Perhaps the profiler is adding reference objects to track the objects? Do you see the same results when you run the application in release vs Debug?
Is there some common reason why this might happen?
Yeah, that could be internal fragmentation and overhead of the memory manager. If your data type is small (eg. sizeof(CacheEntry) is 8 bytes), newing such data type might produce a bigger chunk of memory. It is partly used for malloc's internal bookkeeping (it usually stores the size of the block somewhere), partly for padding needed to align your data type on its natural boundary (eg. 8 bytes data + 4 bytes bookkeeping + 4 bytes padding needed to align the whole thing on 8-byte boundary).

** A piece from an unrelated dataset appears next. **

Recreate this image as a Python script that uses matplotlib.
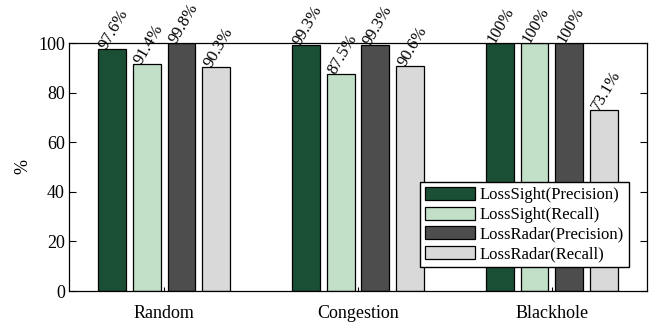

You can solve it by allocating from a single continuous array of CacheEntry (eg. CacheEntry array[1000] takes exactly 1000*sizeof(CacheEntry) bytes). You'd have to track the usage of the individual elements in the array, but that should be doable without additional memory. (eg. by running a free-list of entries in the place of the free entries).
This memory bloat is caused by use of new, specifically on relatively small objects. On Windows, dynamically allocated memory incurs a 16- or 24-byte overhead each time; I haven't found the exact numbers for Linux, but it's roughly the same. This is because each allocated chunk needs to record its location and size (possibly more than once) so that it can be accurately freed later.
As far as I'm aware, the running program also does not know exactly how much overhead is involved in this, at least in any way accessible to the programmer.
Generally speaking, large quantities of small objects should use a memory pool, both for speed and memory conservation.